-- begin Data lines --
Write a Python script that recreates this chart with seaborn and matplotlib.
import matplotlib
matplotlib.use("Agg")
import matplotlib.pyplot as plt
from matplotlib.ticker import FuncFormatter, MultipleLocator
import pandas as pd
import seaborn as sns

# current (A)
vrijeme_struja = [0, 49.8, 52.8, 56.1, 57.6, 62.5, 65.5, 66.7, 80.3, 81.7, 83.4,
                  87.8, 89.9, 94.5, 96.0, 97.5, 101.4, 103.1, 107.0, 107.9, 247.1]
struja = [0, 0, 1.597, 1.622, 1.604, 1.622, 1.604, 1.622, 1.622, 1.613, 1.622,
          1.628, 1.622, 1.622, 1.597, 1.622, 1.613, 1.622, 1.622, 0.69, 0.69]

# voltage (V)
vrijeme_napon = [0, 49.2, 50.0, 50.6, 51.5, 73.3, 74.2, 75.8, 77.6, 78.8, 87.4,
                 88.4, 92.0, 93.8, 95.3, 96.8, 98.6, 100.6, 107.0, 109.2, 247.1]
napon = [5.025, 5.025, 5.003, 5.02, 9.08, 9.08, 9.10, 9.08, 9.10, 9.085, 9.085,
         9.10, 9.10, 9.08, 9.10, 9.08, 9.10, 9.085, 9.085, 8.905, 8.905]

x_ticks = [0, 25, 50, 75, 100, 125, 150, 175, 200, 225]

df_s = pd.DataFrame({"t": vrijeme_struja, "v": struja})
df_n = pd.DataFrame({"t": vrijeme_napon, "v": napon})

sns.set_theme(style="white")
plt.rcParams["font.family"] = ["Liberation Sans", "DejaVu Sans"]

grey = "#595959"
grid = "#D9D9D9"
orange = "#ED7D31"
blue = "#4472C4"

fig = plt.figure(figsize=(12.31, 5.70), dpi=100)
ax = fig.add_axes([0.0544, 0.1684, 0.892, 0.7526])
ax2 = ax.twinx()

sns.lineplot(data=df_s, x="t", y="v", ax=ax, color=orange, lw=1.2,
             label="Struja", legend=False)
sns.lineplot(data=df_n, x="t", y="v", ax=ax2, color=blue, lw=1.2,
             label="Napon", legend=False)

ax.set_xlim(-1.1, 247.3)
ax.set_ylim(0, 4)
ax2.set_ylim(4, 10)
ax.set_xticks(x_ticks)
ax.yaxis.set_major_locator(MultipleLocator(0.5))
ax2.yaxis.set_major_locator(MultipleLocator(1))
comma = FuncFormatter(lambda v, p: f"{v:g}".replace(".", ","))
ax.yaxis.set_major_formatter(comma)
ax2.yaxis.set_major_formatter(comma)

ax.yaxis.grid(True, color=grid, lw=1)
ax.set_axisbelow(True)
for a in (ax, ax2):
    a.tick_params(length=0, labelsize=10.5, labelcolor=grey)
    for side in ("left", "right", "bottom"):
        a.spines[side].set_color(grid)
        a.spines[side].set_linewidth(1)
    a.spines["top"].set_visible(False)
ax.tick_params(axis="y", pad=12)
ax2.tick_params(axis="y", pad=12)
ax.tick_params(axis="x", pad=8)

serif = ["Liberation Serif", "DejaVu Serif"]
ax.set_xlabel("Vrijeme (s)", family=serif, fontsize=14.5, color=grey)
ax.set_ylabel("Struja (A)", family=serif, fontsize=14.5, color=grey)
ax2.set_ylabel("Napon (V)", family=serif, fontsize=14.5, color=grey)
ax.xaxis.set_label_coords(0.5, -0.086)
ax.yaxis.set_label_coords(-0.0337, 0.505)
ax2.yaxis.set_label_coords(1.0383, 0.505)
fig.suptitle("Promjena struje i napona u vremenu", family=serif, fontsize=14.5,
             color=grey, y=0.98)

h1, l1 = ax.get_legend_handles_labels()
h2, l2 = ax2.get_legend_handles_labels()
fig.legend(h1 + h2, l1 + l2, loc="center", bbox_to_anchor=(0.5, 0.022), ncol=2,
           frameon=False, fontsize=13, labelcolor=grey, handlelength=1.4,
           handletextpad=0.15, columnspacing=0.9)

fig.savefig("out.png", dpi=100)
-- end Data lines --
-- begin Data lines --
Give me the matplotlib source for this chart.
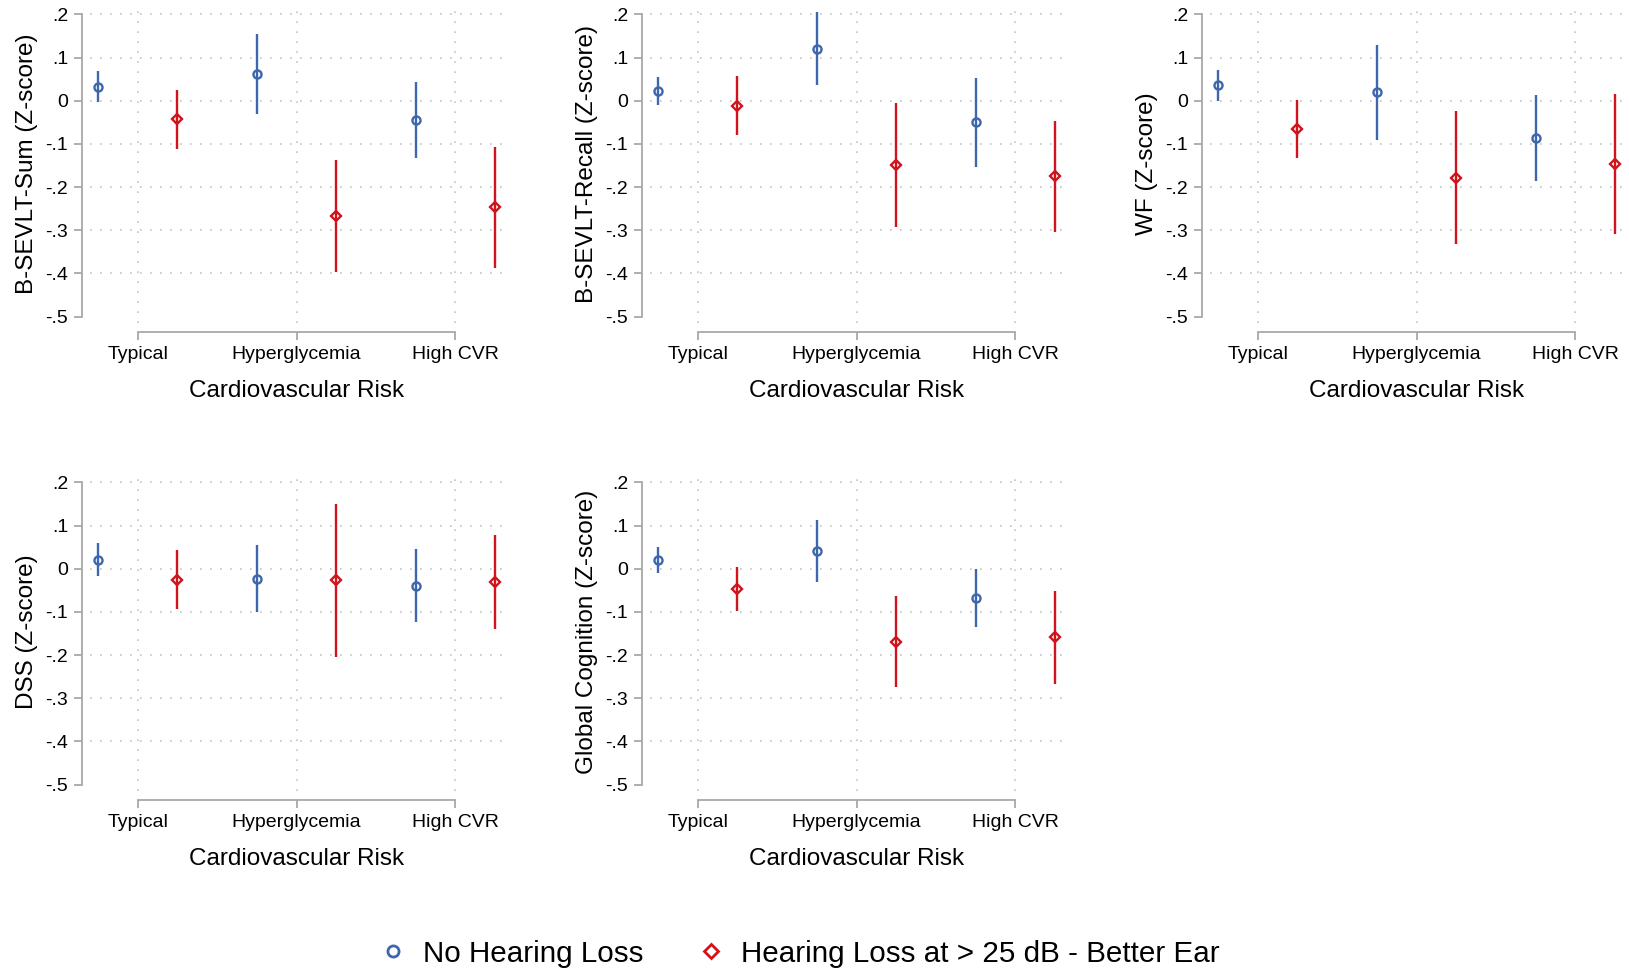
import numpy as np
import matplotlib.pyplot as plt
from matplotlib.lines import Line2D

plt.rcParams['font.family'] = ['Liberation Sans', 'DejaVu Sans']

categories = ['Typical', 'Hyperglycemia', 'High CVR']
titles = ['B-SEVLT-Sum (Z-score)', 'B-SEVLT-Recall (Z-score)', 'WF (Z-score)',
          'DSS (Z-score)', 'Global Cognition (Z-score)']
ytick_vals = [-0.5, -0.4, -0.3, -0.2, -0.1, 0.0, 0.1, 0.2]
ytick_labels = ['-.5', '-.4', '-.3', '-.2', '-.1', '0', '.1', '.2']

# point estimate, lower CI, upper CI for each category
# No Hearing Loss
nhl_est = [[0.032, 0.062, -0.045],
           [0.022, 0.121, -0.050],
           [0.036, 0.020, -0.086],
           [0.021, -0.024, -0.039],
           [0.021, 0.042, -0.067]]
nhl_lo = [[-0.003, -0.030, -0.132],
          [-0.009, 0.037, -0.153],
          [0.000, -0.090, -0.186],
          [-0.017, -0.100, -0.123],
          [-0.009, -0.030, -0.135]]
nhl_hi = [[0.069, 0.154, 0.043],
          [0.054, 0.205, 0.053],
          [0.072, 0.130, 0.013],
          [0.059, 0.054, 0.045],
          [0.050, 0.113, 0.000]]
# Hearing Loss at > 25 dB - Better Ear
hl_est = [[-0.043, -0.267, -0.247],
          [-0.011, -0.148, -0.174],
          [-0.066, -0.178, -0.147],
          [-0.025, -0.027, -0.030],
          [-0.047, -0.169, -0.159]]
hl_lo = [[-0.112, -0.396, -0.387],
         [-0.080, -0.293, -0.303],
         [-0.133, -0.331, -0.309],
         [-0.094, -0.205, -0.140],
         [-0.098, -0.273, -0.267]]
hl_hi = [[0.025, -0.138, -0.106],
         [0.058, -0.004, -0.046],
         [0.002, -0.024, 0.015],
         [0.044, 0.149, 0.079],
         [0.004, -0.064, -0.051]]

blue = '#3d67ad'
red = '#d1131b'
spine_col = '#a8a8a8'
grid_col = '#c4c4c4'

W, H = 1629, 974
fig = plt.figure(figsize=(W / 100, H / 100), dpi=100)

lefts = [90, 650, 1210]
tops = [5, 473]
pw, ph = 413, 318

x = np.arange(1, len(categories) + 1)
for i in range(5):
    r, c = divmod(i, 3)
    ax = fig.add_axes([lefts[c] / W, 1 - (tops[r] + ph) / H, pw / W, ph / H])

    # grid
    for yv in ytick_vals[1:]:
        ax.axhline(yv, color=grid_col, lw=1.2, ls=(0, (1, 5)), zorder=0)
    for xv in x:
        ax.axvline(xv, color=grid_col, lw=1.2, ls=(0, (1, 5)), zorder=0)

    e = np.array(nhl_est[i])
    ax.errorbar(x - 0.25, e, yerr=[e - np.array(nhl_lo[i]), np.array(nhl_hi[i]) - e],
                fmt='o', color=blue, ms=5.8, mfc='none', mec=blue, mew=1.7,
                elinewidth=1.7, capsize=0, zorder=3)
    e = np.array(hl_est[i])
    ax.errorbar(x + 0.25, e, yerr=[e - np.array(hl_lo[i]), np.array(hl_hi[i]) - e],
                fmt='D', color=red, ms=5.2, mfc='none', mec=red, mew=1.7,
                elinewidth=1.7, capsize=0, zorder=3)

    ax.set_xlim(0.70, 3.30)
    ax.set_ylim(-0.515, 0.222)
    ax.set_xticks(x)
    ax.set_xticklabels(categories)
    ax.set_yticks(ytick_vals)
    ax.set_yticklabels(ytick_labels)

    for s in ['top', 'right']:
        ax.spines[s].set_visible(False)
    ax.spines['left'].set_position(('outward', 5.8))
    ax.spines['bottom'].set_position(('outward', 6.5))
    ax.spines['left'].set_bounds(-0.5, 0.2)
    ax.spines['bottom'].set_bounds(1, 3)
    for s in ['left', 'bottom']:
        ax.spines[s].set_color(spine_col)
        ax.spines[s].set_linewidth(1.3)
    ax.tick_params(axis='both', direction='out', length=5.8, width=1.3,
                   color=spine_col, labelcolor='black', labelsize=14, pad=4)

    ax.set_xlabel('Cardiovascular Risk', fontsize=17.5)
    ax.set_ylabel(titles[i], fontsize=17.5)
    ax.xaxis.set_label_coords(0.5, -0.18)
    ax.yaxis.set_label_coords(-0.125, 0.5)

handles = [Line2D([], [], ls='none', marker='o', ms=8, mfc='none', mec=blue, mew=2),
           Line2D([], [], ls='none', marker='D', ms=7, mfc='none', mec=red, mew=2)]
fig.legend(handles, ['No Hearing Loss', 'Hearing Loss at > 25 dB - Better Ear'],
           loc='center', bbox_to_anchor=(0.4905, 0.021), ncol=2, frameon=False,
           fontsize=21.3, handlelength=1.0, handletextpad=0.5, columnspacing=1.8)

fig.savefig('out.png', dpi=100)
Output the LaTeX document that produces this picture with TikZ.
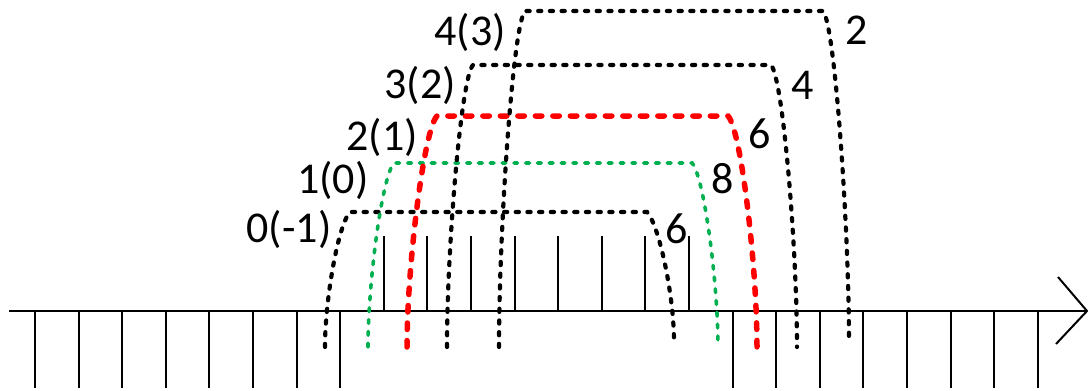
-- end Data lines --
• Instructions for the task: Taking the material above, extract exactly and only the lines from the line with "Write a Python" to the line with "import seaborn as sns", inclusive of both.

• Exercise result:
Write a Python script that recreates this chart with seaborn and matplotlib.
import matplotlib
matplotlib.use("Agg")
import matplotlib.pyplot as plt
from matplotlib.ticker import FuncFormatter, MultipleLocator
import pandas as pd
import seaborn as sns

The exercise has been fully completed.